Pirelli Calendar 2010

Written by BrusselsLife Team - 02 Dec 2009, 00:00 (Updated: 13 Dec 2012, 07:59)
Pirelli Calendar 2010
The 2010 Pirelli Calendar, now in its 37th edition, was presented to the press and to guests and collectors from around the world, at its global premiere in London. The much-awaited appointment with 'The Cal', a cult object for over 40 years, was held this year at Old Billingsgate, the suggestive late 19th century building on the banks of the Thames, where from 1875 to 1982 it housed the capital city's fish market.

Following China, immortalized by Patrick Demarchelier in the 2008 edition, and Botswana shot by Peter Beard a year later, 2010 is the year of Brazil and of American photographer Terry Richardson, the celebrated "enfant terrible" known for his provocative and outrageous approach. In the 30 images that scan the months of 2010, Terry Richardson depicts a return to a playful, pure Eros. Through his lens he runs after fantasies and provokes, but with a simplicity that sculpts and captures the sunniest side of femininity. He portrays a woman who is captivating because she is natural, who plays with stereotypes in order to undo them, who makes irony the only veil she covers herself with. This is a return to the natural, authentic atmospheres and images of the '60s and '70s. It is a clear homage to the Calendar's origins, a throwback to the first editions by Robert Freeman (1964), Brian Duffy (1965) and Harry Peccinotti (1968 and 1969). Terry Richardson, like his illustrious predecessors, has chosen a simple kind of photography, without retouching, where naturalness prevails over technique and becomes the key to removing artificial excesses in vogue today to reveal the true woman underneath.

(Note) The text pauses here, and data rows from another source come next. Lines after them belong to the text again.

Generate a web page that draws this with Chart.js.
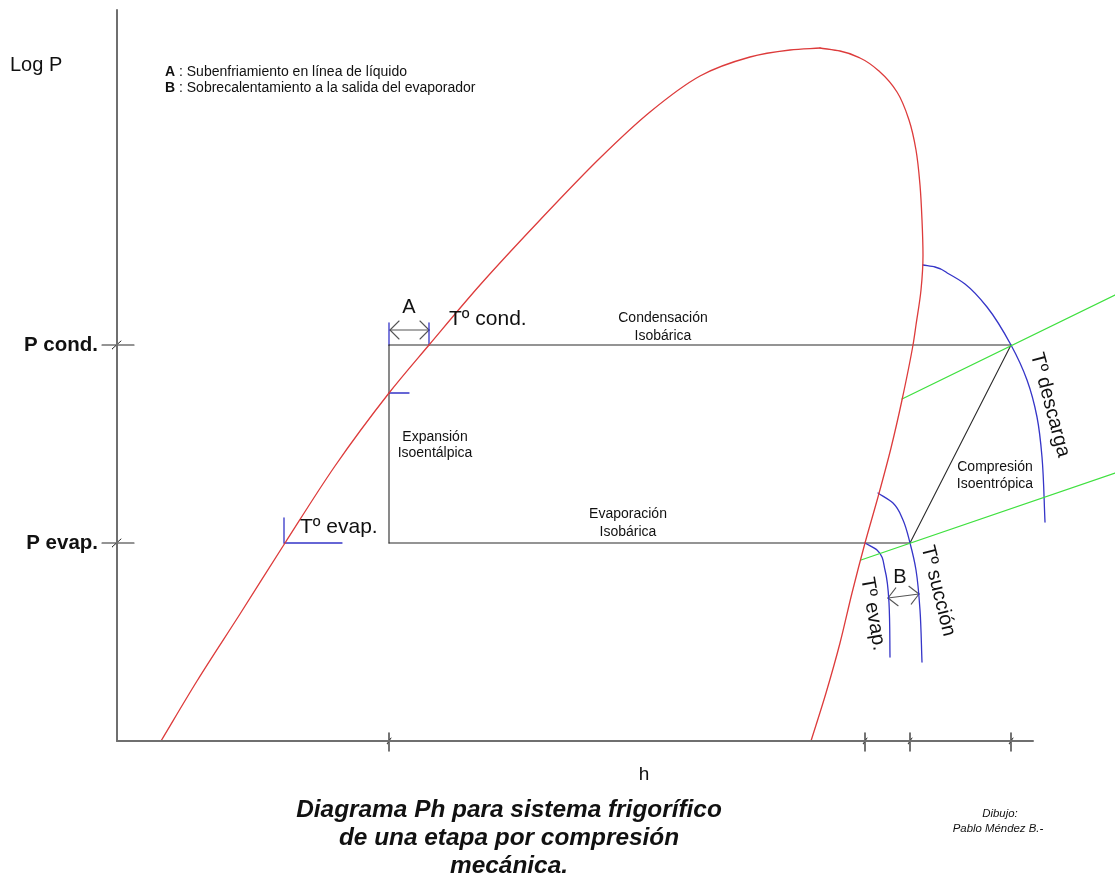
<!DOCTYPE html>
<html>
<head>
<meta charset="utf-8">
<title>Diagrama Ph</title>
<script src="https://cdn.jsdelivr.net/npm/chart.js@4.4.1/dist/chart.umd.min.js"></script>
<style>
  html, body { margin: 0; padding: 0; background: #ffffff; }
  canvas { display: block; }
</style>
</head>
<body>
<canvas id="ph" width="1115" height="879"></canvas>
<script>
// ---- Saturation dome (h, log P, arbitrary units)
// liquid line, from the bottom of the chart up to the critical point
const liquidH    = [44, 80, 123, 168, 218, 272, 312, 363, 423, 483, 533, 583, 633, 673, 703];
const liquidLogP = [0, 60, 127, 198, 275, 348, 396, 456, 521, 583, 629, 665, 684, 691, 693];
// vapour line, from the critical point down to the bottom of the chart
const vapourH    = [703, 723, 743, 763, 780, 792, 799, 803, 805, 806, 804, 799, 796, 785, 774, 761, 748, 735, 723, 709, 694];
const vapourLogP = [693, 690, 683, 669, 649, 621, 591, 556, 521, 486, 451, 416, 396, 341, 293, 244, 198, 148, 98, 48, 0];

// ---- Cycle state levels
const pCond = 396;
const pEvap = 198;
const hLiquid = 272;     // subcooled liquid, isoenthalpic expansion
const hSatLiquid = 312;  // saturated liquid at condensing pressure
const hSatVapour = 748;  // saturated vapour at evaporating pressure
const hSuction = 793;    // superheated suction
const hDischarge = 894;  // compressor discharge

// ---- Axis marks
const hTicks = [hLiquid, hSatVapour, hSuction, hDischarge];
const pTicks = [pCond, pEvap];
const pTickLabels = ['P cond.', 'P evap.'];
const hAxisEnd = 916;
const pAxisEnd = 731;

// ---- Isotherms
const dischargeH = [806, 818, 832, 848, 870, 894, 910, 920, 925, 928];
const dischargeP = [476, 474, 467, 457, 434, 396, 361, 324, 284, 219];
const suctionH = [761, 776, 786, 793, 799, 803, 805];
const suctionP = [248, 238, 221, 198, 171, 131, 79];
const evapIsoH = [748, 760, 768, 772, 773];
const evapIsoP = [198, 191, 171, 138, 84];

// ---- Isentropes
const upperIsenH = [785, 998];
const upperIsenP = [342, 446];
const lowerIsenH = [744, 998];
const lowerIsenP = [181, 268];

// ---- Subcooling (A) and superheat (B) dimension arrows
const subcoolP = 411;
const superheatH = [771, 802];
const superheatP = [143, 147];

const RED = '#dd3b3b';
const BLUE = '#3535c8';
const GREEN = '#3fe03f';
const INK = '#2a2a2a';
const AXIS = '#6f6f6f';
const ARROW = '#555555';

const zip = (hs, ps) => hs.map((h, i) => ({ x: h, y: ps[i] }));

function line(hs, ps, color, width) {
  return {
    data: zip(hs, ps), borderColor: color, borderWidth: width,
    tension: 0, pointRadius: 0, fill: false, borderCapStyle: 'round'
  };
}
// smooth curve, monotone along the given axis
function smooth(hs, ps, color, width, axis) {
  return Object.assign(line(hs, ps, color, width), {
    cubicInterpolationMode: 'monotone', indexAxis: axis
  });
}
function seg(a, b, color, width) {
  return line([a[0], b[0]], [a[1], b[1]], color, width);
}

const datasets = [];

// axes
datasets.push(seg([0, 0], [0, pAxisEnd], AXIS, 2));
datasets.push(seg([0, 0], [hAxisEnd, 0], AXIS, 2));
hTicks.forEach(h => {
  datasets.push(seg([h, -10], [h, 8], INK, 1.3));
  datasets.push(seg([h - 2, -3], [h + 2, 3], INK, 1));
});
pTicks.forEach(p => {
  datasets.push(seg([-15, p], [17, p], INK, 1.1));
  datasets.push(seg([-5, p - 4], [4, p + 4], INK, 1));
});

// dome
datasets.push(smooth(liquidH, liquidLogP, RED, 1.3, 'x'));
datasets.push(smooth(vapourH, vapourLogP, RED, 1.3, 'y'));

// isentropes
datasets.push(line(upperIsenH, upperIsenP, GREEN, 1.3));
datasets.push(line(lowerIsenH, lowerIsenP, GREEN, 1.3));

// isotherms
datasets.push(smooth(dischargeH, dischargeP, BLUE, 1.3, 'y'));
datasets.push(smooth(suctionH, suctionP, BLUE, 1.3, 'y'));
datasets.push(smooth(evapIsoH, evapIsoP, BLUE, 1.3, 'y'));

// refrigeration cycle
datasets.push(seg([hLiquid, pCond], [hDischarge, pCond], INK, 1.1));
datasets.push(seg([hLiquid, pCond], [hLiquid, pEvap], INK, 1.1));
datasets.push(seg([hLiquid, pEvap], [hSuction, pEvap], INK, 1.1));
datasets.push(seg([hSuction, pEvap], [hDischarge, pCond], INK, 1.1));

// temperature marks on the liquid line
datasets.push(seg([hLiquid, pCond], [hLiquid, pCond + 22], BLUE, 1.3));
datasets.push(seg([hSatLiquid, pCond], [hSatLiquid, pCond + 22], BLUE, 1.3));
datasets.push(seg([hLiquid, 348], [hLiquid + 20, 348], BLUE, 1.3));
datasets.push(line([167, 167, 225], [pEvap + 25, pEvap, pEvap], BLUE, 1.3));

// dimension arrows
function arrow(a, b) {
  const dx = b[0] - a[0], dy = b[1] - a[1];
  const len = Math.hypot(dx, dy), ux = dx / len, uy = dy / len;
  const hl = 9, hw = 9;
  const heads = [
    [a, [a[0] + ux * hl - uy * hw, a[1] + uy * hl + ux * hw]],
    [a, [a[0] + ux * hl + uy * hw, a[1] + uy * hl - ux * hw]],
    [b, [b[0] - ux * hl - uy * hw, b[1] - uy * hl + ux * hw]],
    [b, [b[0] - ux * hl + uy * hw, b[1] - uy * hl - ux * hw]]
  ];
  datasets.push(seg(a, b, ARROW, 1.1));
  heads.forEach(hd => datasets.push(seg(hd[0], hd[1], ARROW, 1.1)));
}
arrow([hLiquid + 1, subcoolP], [hSatLiquid, subcoolP]);
arrow([superheatH[0], superheatP[0]], [superheatH[1], superheatP[1]]);

// ---- Text
const SANS = "'Liberation Sans', Arial, sans-serif";
const small = '14px ' + SANS;
const labels = [
  { text: 'Log P', h: -107, p: 676, font: '20px ' + SANS, align: 'left' },
  { parts: [['A', 'bold 14px ' + SANS], [' : Subenfriamiento en línea de líquido', small]], h: 48, p: 669, align: 'left' },
  { parts: [['B', 'bold 14px ' + SANS], [' : Sobrecalentamiento a la salida del evaporador', small]], h: 48, p: 653, align: 'left' },
  { text: 'Condensación', h: 546, p: 423, font: small },
  { text: 'Isobárica', h: 546, p: 405, font: small },
  { text: 'Expansión', h: 318, p: 304, font: small },
  { text: 'Isoentálpica', h: 318, p: 288, font: small },
  { text: 'Evaporación', h: 511, p: 227, font: small },
  { text: 'Isobárica', h: 511, p: 209, font: small },
  { text: 'Compresión', h: 878, p: 274, font: small },
  { text: 'Isoentrópica', h: 878, p: 257, font: small },
  { text: 'A', h: 292, p: 434, font: '20px ' + SANS },
  { text: 'Tº cond.', h: 332, p: 422, font: '21px ' + SANS, align: 'left' },
  { text: 'Tº evap.', h: 183, p: 214, font: '21px ' + SANS, align: 'left' },
  { text: 'B', h: 783, p: 164, font: '20px ' + SANS },
  { text: 'Tº descarga', h: 933, p: 336, font: '20px ' + SANS, rot: 75 },
  { text: 'Tº succión', h: 821, p: 150, font: '20px ' + SANS, rot: 76 },
  { text: 'Tº evap.', h: 756, p: 127, font: '20px ' + SANS, rot: 80 },
  { text: pTickLabels[0], h: -19, p: pTicks[0], font: 'bold 20.5px ' + SANS, align: 'right' },
  { text: pTickLabels[1], h: -19, p: pTicks[1], font: 'bold 20.5px ' + SANS, align: 'right' },
  { text: 'h', h: 527, p: -34, font: '19px ' + SANS },
  { text: 'Diagrama Ph para sistema frigorífico', h: 392, p: -69, font: 'italic bold 24.4px ' + SANS },
  { text: 'de una etapa por compresión', h: 392, p: -97, font: 'italic bold 24.4px ' + SANS },
  { text: 'mecánica.', h: 392, p: -125, font: 'italic bold 24.4px ' + SANS },
  { text: 'Dibujo:', h: 883, p: -73, font: 'italic 11.4px ' + SANS },
  { text: 'Pablo Méndez B.-', h: 881, p: -88, font: 'italic 11.4px ' + SANS }
];

const textPlugin = {
  id: 'phText',
  afterDatasetsDraw(chart) {
    const { ctx, scales } = chart;
    labels.forEach(l => {
      ctx.save();
      ctx.translate(scales.x.getPixelForValue(l.h), scales.y.getPixelForValue(l.p));
      if (l.rot) ctx.rotate(l.rot * Math.PI / 180);
      ctx.fillStyle = l.color || '#111';
      ctx.textBaseline = 'middle';
      if (l.parts) {
        ctx.textAlign = 'left';
        let xOff = 0;
        l.parts.forEach(([t, f]) => {
          ctx.font = f;
          ctx.fillText(t, xOff, 0);
          xOff += ctx.measureText(t).width;
        });
      } else {
        ctx.font = l.font;
        ctx.textAlign = l.align || 'center';
        ctx.fillText(l.text, 0, 0);
      }
      ctx.restore();
    });
  }
};

new Chart(document.getElementById('ph'), {
  type: 'line',
  data: { datasets },
  options: {
    responsive: false,
    animation: false,
    events: [],
    layout: { padding: 0 },
    plugins: { legend: { display: false }, tooltip: { enabled: false } },
    scales: {
      x: { type: 'linear', min: -117, max: 998, display: false },
      y: { type: 'linear', min: -138, max: 741, display: false }
    }
  },
  plugins: [textPlugin]
});
</script>
</body>
</html>
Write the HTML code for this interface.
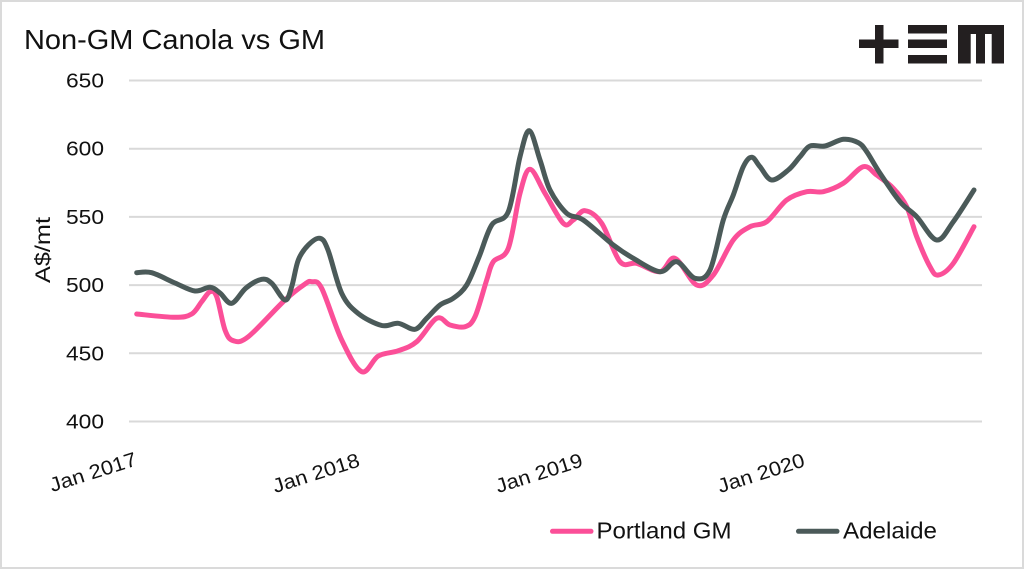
<!DOCTYPE html>
<html>
<head>
<meta charset="utf-8">
<style>
  html,body{margin:0;padding:0;background:#fff;}
  body{width:1024px;height:569px;overflow:hidden;position:relative;}
  .frame{position:absolute;left:0;top:0;width:1020px;height:565px;border:2px solid #dadada;background:#fff;}
  svg{position:absolute;left:0;top:0;}
  text{font-family:"Liberation Sans",sans-serif;fill:#111;}
</style>
</head>
<body>
<div class="frame"></div>
<svg width="1024" height="569" viewBox="0 0 1024 569" xmlns="http://www.w3.org/2000/svg">
  <!-- title -->
  <text x="24" y="49" font-size="28" textLength="301" lengthAdjust="spacingAndGlyphs">Non-GM Canola vs GM</text>

  <!-- logo -->
  <g fill="#231f20">
    <rect x="859" y="39.5" width="39.5" height="8.5"/>
    <rect x="875" y="25" width="8.5" height="38.5"/>
    <rect x="908" y="25" width="39" height="8.5"/>
    <rect x="908" y="39.5" width="39" height="8.5"/>
    <rect x="908" y="55" width="39" height="8.5"/>
    <path d="M958 25 H1004 V63.5 H991.7 V34 H985 V63.5 H976 V34 H970.7 V63.5 H958 Z"/>
  </g>

  <!-- gridlines -->
  <g stroke="#d9d9d9" stroke-width="2">
    <line x1="129" y1="80.5" x2="982" y2="80.5"/>
    <line x1="129" y1="148.7" x2="982" y2="148.7"/>
    <line x1="129" y1="216.9" x2="982" y2="216.9"/>
    <line x1="129" y1="285.1" x2="982" y2="285.1"/>
    <line x1="129" y1="353.3" x2="982" y2="353.3"/>
    <line x1="129" y1="421.5" x2="982" y2="421.5"/>
  </g>

  <!-- y labels -->
  <g font-size="20" text-anchor="end">
    <text x="104" y="87.5" textLength="38" lengthAdjust="spacingAndGlyphs">650</text>
    <text x="104" y="155.7" textLength="38" lengthAdjust="spacingAndGlyphs">600</text>
    <text x="104" y="223.9" textLength="38" lengthAdjust="spacingAndGlyphs">550</text>
    <text x="104" y="292.1" textLength="38" lengthAdjust="spacingAndGlyphs">500</text>
    <text x="104" y="360.3" textLength="38" lengthAdjust="spacingAndGlyphs">450</text>
    <text x="104" y="428.5" textLength="38" lengthAdjust="spacingAndGlyphs">400</text>
  </g>

  <!-- y axis title -->
  <text transform="translate(50,250) rotate(-90)" font-size="21" text-anchor="middle" textLength="66" lengthAdjust="spacingAndGlyphs">A$/mt</text>

  <!-- x labels -->
  <g font-size="20" text-anchor="end">
    <text transform="translate(138,465) rotate(-17.5)" textLength="90" lengthAdjust="spacingAndGlyphs">Jan 2017</text>
    <text transform="translate(361,466) rotate(-17.5)" textLength="90" lengthAdjust="spacingAndGlyphs">Jan 2018</text>
    <text transform="translate(584,466) rotate(-17.5)" textLength="90" lengthAdjust="spacingAndGlyphs">Jan 2019</text>
    <text transform="translate(806,466) rotate(-17.5)" textLength="90" lengthAdjust="spacingAndGlyphs">Jan 2020</text>
  </g>

  <!-- series -->
  <polyline id="pink" fill="none" stroke="#fb4f98" stroke-width="5" stroke-linejoin="round" stroke-linecap="round"
    points="136.7,314 175,317.3 191.7,314 201.7,301.7 210,291.7 216.7,296.7 225,330 233.3,340.7 248.3,336.7 285,300 305,284 311.7,281.7 321.7,288.3 341.7,340 361.7,371.7 378.3,356 398.3,350.7 416.7,341.7 436.7,318.3 450,325 465,326.7 475,316.7 486.7,280 493.3,261.7 508.3,248.3 520,193.3 530,169.3 545,193.3 563.3,223.3 573.3,220 585,210.7 601.7,223.3 620,261.7 636.7,263.3 660,271.7 675,258.3 696.7,285 713.3,275 733.3,240 750,226.7 766.7,221.7 786.7,200 806.7,191.7 823.3,191.7 843.3,183.3 863.3,166.7 876.7,175 893.3,188.3 906.7,206.7 916.7,236.7 930,266.7 938.3,275 953.3,263.3 974,226.7"/>
  <polyline id="dark" fill="none" stroke="#4b5a59" stroke-width="5" stroke-linejoin="round" stroke-linecap="round"
    points="136.7,272.7 151.7,272.7 175,283 195,291 210,287.3 220,293 231.7,303.3 246,288 261.7,279.3 271.7,283.3 285,300 291.7,286.7 298.3,260 308.3,245 320,238.3 328,250 341.7,293.3 358,313.3 381.7,325.5 398.3,323.3 415,329.3 426.7,318.3 440,305 453.3,298.3 466.7,285 479,257 491.7,225 508.3,211.7 520,156.7 529.3,130.7 540,160 550,190 566.7,213.3 583.3,220 613.3,245 633.3,258.3 660,271.7 676.7,261.7 695,278.3 710,270 723.3,220 733.3,195 743.3,166.7 751.7,157.3 760,166.7 771.7,180 788.3,170 800,156.7 810,146 825,146 843.3,139.3 858.3,142.7 866.7,151.7 880,173.3 900,201.7 916.7,216.7 936.7,240 953.3,221.7 974,190"/>

  <!-- legend -->
  <line x1="552.5" y1="531.3" x2="591" y2="531.3" stroke="#fb4f98" stroke-width="5" stroke-linecap="round"/>
  <text x="596.5" y="538.3" font-size="23" textLength="135" lengthAdjust="spacingAndGlyphs">Portland GM</text>
  <line x1="798.5" y1="531.3" x2="837" y2="531.3" stroke="#4b5a59" stroke-width="5" stroke-linecap="round"/>
  <text x="843" y="538.3" font-size="23" textLength="94" lengthAdjust="spacingAndGlyphs">Adelaide</text>
</svg>
<script>
(function(){
  var ns="http://www.w3.org/2000/svg";
  ["pink","dark"].forEach(function(id){
    var pl=document.getElementById(id);
    var pts=pl.getAttribute("points").trim().split(/\s+/).map(function(s){var a=s.split(",");return [+a[0],+a[1]];});
    var d="M"+pts[0][0]+","+pts[0][1];
    for(var i=0;i<pts.length-1;i++){
      var p0=pts[i-1]||pts[i],p1=pts[i],p2=pts[i+1],p3=pts[i+2]||p2;
      var t=1/6;
      var c1=[p1[0]+(p2[0]-p0[0])*t,p1[1]+(p2[1]-p0[1])*t];
      var c2=[p2[0]-(p3[0]-p1[0])*t,p2[1]-(p3[1]-p1[1])*t];
      d+=" C"+c1[0].toFixed(2)+","+c1[1].toFixed(2)+" "+c2[0].toFixed(2)+","+c2[1].toFixed(2)+" "+p2[0]+","+p2[1];
    }
    var path=document.createElementNS(ns,"path");
    path.setAttribute("d",d);
    ["fill","stroke","stroke-width","stroke-linejoin","stroke-linecap"].forEach(function(a){path.setAttribute(a,pl.getAttribute(a));});
    pl.parentNode.replaceChild(path,pl);
  });
})();
</script>
</body>
</html>
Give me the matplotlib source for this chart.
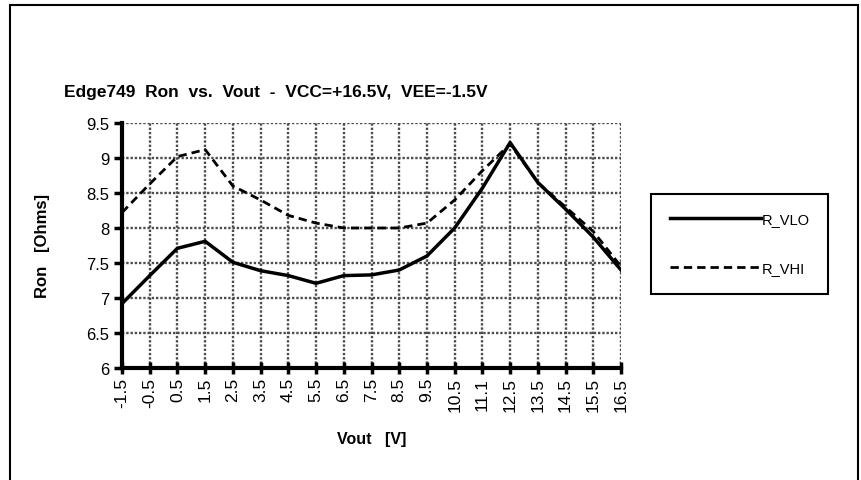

The rooster, the sabre, the jets of water and the old tyres become the punctuation marks giving rhythm and harmony to the tale told by Richardson, where suggestions of the Pop Art that inspired some early editions of the Calendar merge with an Eros typical of this American photographer, that Eros which in the 2010 Cal is evoked only slightly, through allusions which Richardson uses to mock convention, giving form and carnality to things taboo. This is a Calendar which Francesco Negri Arnoldi, former Art History Professor at the University of Salento in Lecce and University Tor Vergata in Rome, considers Pop. He defines it as "totally new, in its return to the past; absolutely original, in its consolidated tradition, and capable of rediscovering the charm of all-natural femininity". With the return to Pop Art, the language adopted is an essential and immediate iconographic language, understandable by all and contaminated only by daily life. The 2010 edition is a clear expression and Terry Richardson is its interpreter: he portrays figures without frills, removed from complicated and artificial contexts set by fashion trends. The setting has no showy backgrounds or schemes, in line with the photographer's simplicity and focus on the essential. "A great photographer," says Richardson, "captures the moment - that's why I shoot without extra equipment and without assistants. "My technique is the absence of technique: the lens is my eye, my charisma, my ability to capture moments of truth, whatever they may be, picture angles, use of color, light, scenery - these have always been the essential aspects of my photographic art."